Nuances based on neighboring cards
The Tower and Death do not exist in isolation. The French tradition insists that no pair reads itself outside its context. Several neighboring arcana produce significant modulations.
The Star (Arcanum XVII) following this pair is one of the most hopeful configurations in the Marseille deck. It confirms that the destruction leads directly toward a clearing and a new orientation. The table rase is real, but so is what follows it.
The Moon (Arcanum XVIII) nearby adds confusion and fear to the rupture. The transformation is real but the querent cannot yet see clearly where it leads. The reading calls for patience and honesty about what is unknown.
The Hermit (Arcanum IX) suggests that the transformation, however violent its trigger, will be worked through in solitude and interiority. The clearing is also a retreat inward.
The Judgment (Arcanum XX) in the same spread amplifies the theme of irreversible passage and adds a dimension of awakening, of being called to something larger than what was destroyed.
The Three of Swords or the Five of Pentacles nearby grounds the reading in concrete loss and grief. The transformation is real, but the pain is not to be minimized.
The Ten of Pentacles or the Four of Wands creates a productive tension: material or familial structures are threatened, but the possibility of rebuilding on more authentic terms is also present.
The message to remember
The Tower and Death together carry what the French cartomantic tradition would call a message of structural honesty. They do not describe cruelty. They describe consequence. What was built on illusion, on avoidance, or on an expired order reaches its limit. The lightning does not choose an arbitrary target.
Mademoiselle Lenormand's tradition, attentive to the social and personal crises of her era, understood these cards as instruments of clarity rather than instruments of fear.
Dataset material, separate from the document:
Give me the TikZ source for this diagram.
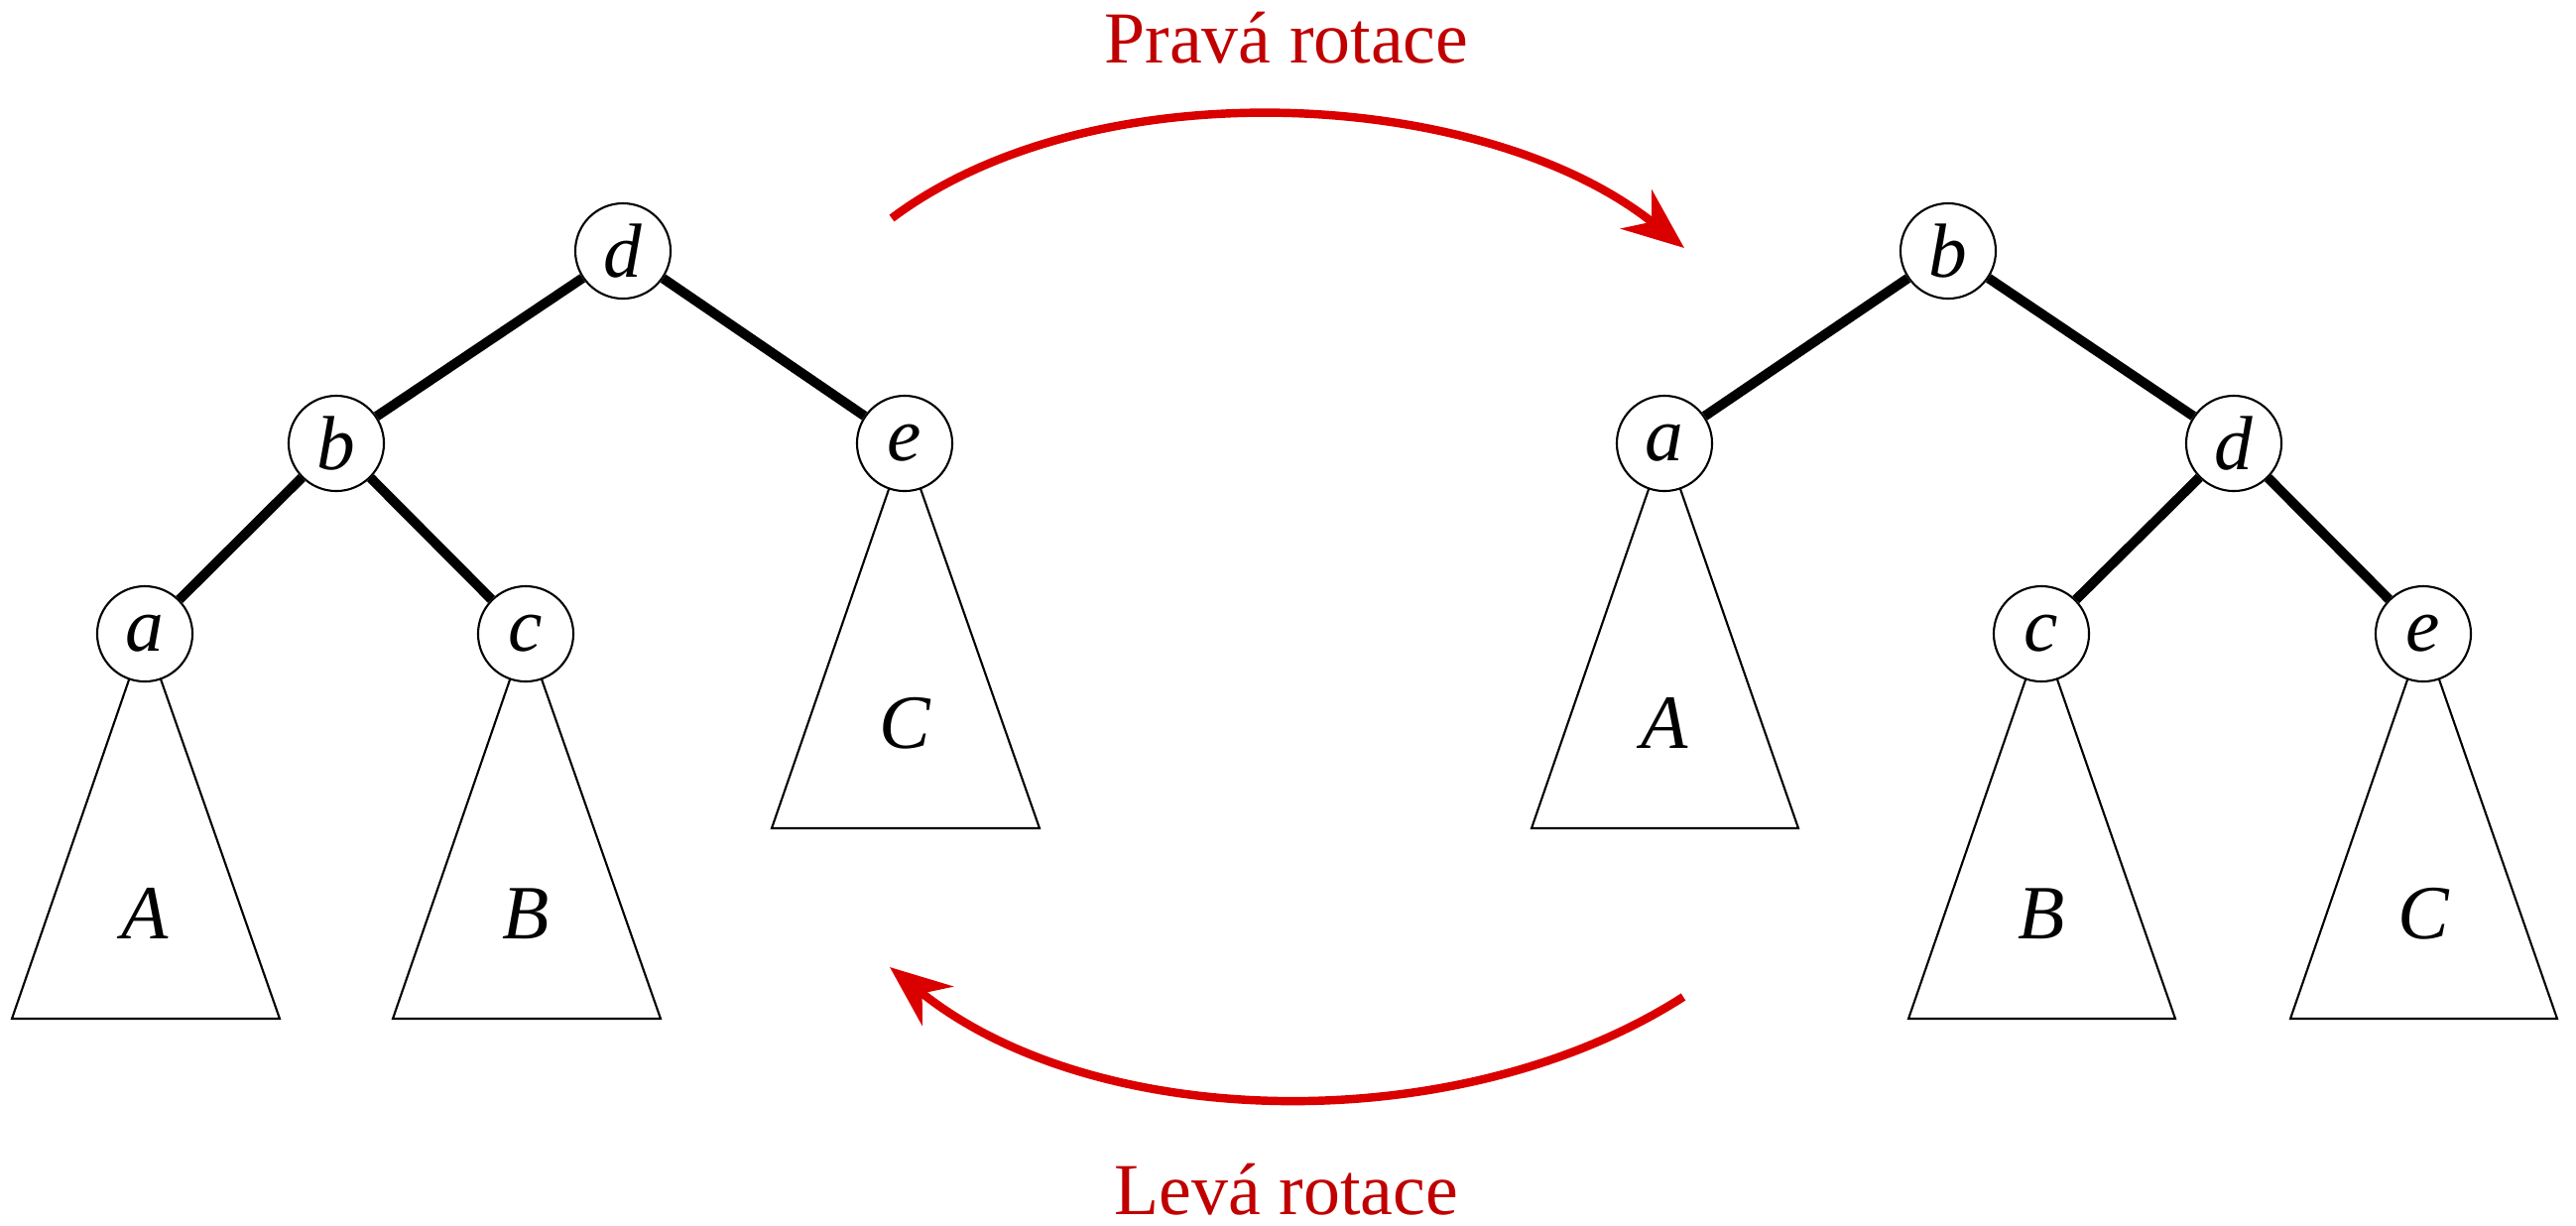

A reading that contains both the Tower and Death is not a reading that predicts catastrophe without meaning. It is a reading that names a passage, however brutal its form, as the necessary condition for what comes next.
The querent facing this pair is invited to ask: what have I been maintaining that no longer serves life? What structure, what role, what relationship, what self-image has become an empty tower? The cards do not answer these questions. They confirm that the answers, already known or about to become known, are now in motion.
The destruction indicated here is not an end without a future. It is a clearing whose purpose is to make the ground available again.
This is the oldest function of Arcanum XIII in the Marseille tradition: not death as termination, but death as the final movement of a transformation already begun. The Tower strikes the match. Death completes the fire. What remains is foundation.